HTTP Client

By default, USP uses an HTTP client based on the requests library. This client can be passed options, a custom requests session, or can be replaced entirely with a custom client implementing the AbstractWebClient interface.

Requests Client Options

To specify non-default options of the RequestsWebClient, manually instantiate it and pass it to the sitemap_tree_for_homepage() function:

from usp.web_client.requests_client import RequestsWebClient
from usp.tree import sitemap_tree_for_homepage

client = RequestsWebClient(wait=5.0, random_wait=True)
client.set_timeout(30)
tree = sitemap_tree_for_homepage('https://www.example.org/', web_client=client)

See the constructor and methods of RequestsWebClient for available options.

Custom Requests Session

The default requests.Session created by the client can be replaced with a custom session. This can be useful for setting headers, cookies, or other session-level options, or when replacing with a custom session implementation.

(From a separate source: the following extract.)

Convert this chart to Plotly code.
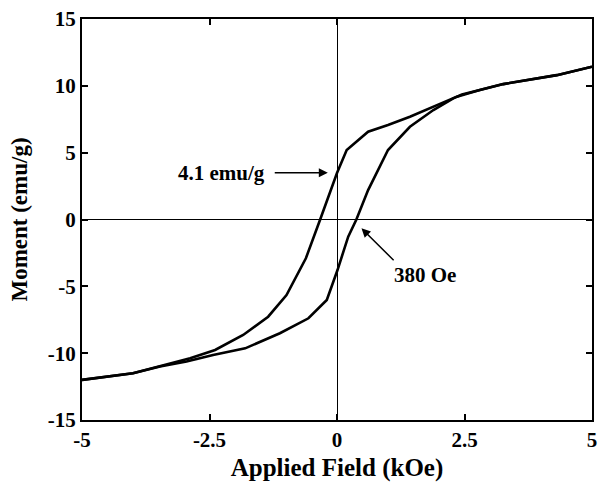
import plotly.graph_objects as go

# Descending-field branch (from +5 kOe to -5 kOe)
upper_field = [5.0, 4.31, 3.26, 2.8, 2.35, 1.89, 1.43, 1.0, 0.61, 0.19, 0.0, -0.33,
               -0.61, -0.99, -1.35, -1.84, -2.39, -2.88, -3.47, -4.0, -5.0]
upper_moment = [11.43, 10.8, 10.13, 9.69, 9.19, 8.44, 7.69, 7.07, 6.57, 5.2, 3.48, 0.0,
                -2.9, -5.65, -7.27, -8.64, -9.76, -10.38, -11.0, -11.5, -12.0]

# Ascending-field branch (from -5 kOe to +5 kOe)
lower_field = [-5.0, -4.0, -3.47, -2.95, -2.43, -1.8, -1.12, -0.56, -0.2, 0.01, 0.22,
               0.38, 0.61, 1.0, 1.43, 1.89, 2.28, 2.45, 2.8, 3.26, 4.31, 5.0]
lower_moment = [-12.0, -11.5, -11.0, -10.63, -10.13, -9.64, -8.51, -7.39, -6.02, -3.78,
                -1.28, 0.0, 2.2, 5.2, 6.94, 8.19, 9.06, 9.35, 9.69, 10.13, 10.8, 11.43]

x_ticks = [-5, -2.5, 0, 2.5, 5]
x_tick_labels = ["-5", "-2.5", "0", "2.5", "5"]
y_ticks = [-15, -10, -5, 0, 5, 10, 15]
y_tick_labels = ["-15", "-10", "-5", "0", "5", "10", "15"]

FONT = "Liberation Serif"

fig = go.Figure()
for xs, ys in [(upper_field, upper_moment), (lower_field, lower_moment)]:
    fig.add_trace(go.Scatter(x=xs, y=ys, mode="lines",
                             line=dict(color="black", width=2.6),
                             showlegend=False, hoverinfo="skip"))

axis_common = dict(showline=True, linecolor="black", linewidth=2, mirror="ticks",
                   ticks="inside", ticklen=6, tickwidth=1.5, tickcolor="black",
                   showgrid=False, zeroline=True, zerolinecolor="black",
                   zerolinewidth=1.2, automargin=False,
                   tickfont=dict(family=FONT, size=21, color="black", weight="bold"))

fig.update_xaxes(range=[-5, 5], tickvals=x_ticks, ticktext=x_tick_labels,
                 title=dict(text="<b>Applied Field (kOe)</b>",
                            font=dict(family=FONT, size=25, color="black"),
                            standoff=11),
                 **axis_common)
fig.update_yaxes(range=[-15, 15], tickvals=y_ticks, ticktext=y_tick_labels,
                 title=dict(text="<b>Moment (emu/g)</b>",
                            font=dict(family=FONT, size=23, color="black"),
                            standoff=14),
                 **axis_common)

# Annotations
fig.add_annotation(x=-0.18, y=3.5, ax=-1.25, ay=3.5, xref="x", yref="y",
                   axref="x", ayref="y", text="", showarrow=True,
                   arrowhead=2, arrowsize=1.2, arrowwidth=1.5, arrowcolor="black")
fig.add_annotation(x=-1.37, y=3.5, xref="x", yref="y", text="<b>4.1 emu/g</b>",
                   showarrow=False, xanchor="right", yanchor="middle",
                   font=dict(family=FONT, size=21, color="black"))
fig.add_annotation(x=0.48, y=-0.66, ax=1.14, ay=-3.16, xref="x", yref="y",
                   axref="x", ayref="y", text="", showarrow=True,
                   arrowhead=2, arrowsize=1.2, arrowwidth=1.5, arrowcolor="black")
fig.add_annotation(x=1.73, y=-4.15, xref="x", yref="y", text="<b>380 Oe</b>",
                   showarrow=False, xanchor="center", yanchor="middle",
                   font=dict(family=FONT, size=21, color="black"))

fig.update_layout(width=600, height=482, plot_bgcolor="white", paper_bgcolor="white",
                  margin=dict(l=82, r=8, t=19, b=62))

# Remove the browser's default 8px body margin so the figure sits at the window origin
fig.write_html("out.html", config={"displayModeBar": False},
               post_script="document.body.style.margin='0';document.body.style.overflow='hidden';")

For example, to replace with the cache session provided by requests-cache:

from requests_cache import CachedSession
from usp.web_client.requests_client import RequestsWebClient
from usp.tree import sitemap_tree_for_homepage

session = CachedSession('my_cache')
client = RequestsWebClient(session=session)
tree = sitemap_tree_for_homepage('https://www.example.org/', web_client=client)

Custom Client Implementation

To entirely replace the requests client, you will need to create subclasses of:

We suggest using the implementations in usp.web_client.requests_client as a reference.

After creating the custom client, instantiate it and pass to the web_client argument of sitemap_tree_for_homepage().

For example, to implement a client for the HTTPX library:

from usp.web_client.abstract_client import AbstractWebClient, AbstractWebClientSuccessResponse, WebClientErrorResponse

class HttpxWebClientSuccessResponse(AbstractWebClientSuccessResponse):
    ...

class HttpxWebClientErrorResponse(WebClientErrorResponse):
    pass

class HttpxWebClient(AbstractWebClient):
    ...

client = HttpxWebClient()
tree = sitemap_tree_for_homepage('https://www.example.org/', web_client=client)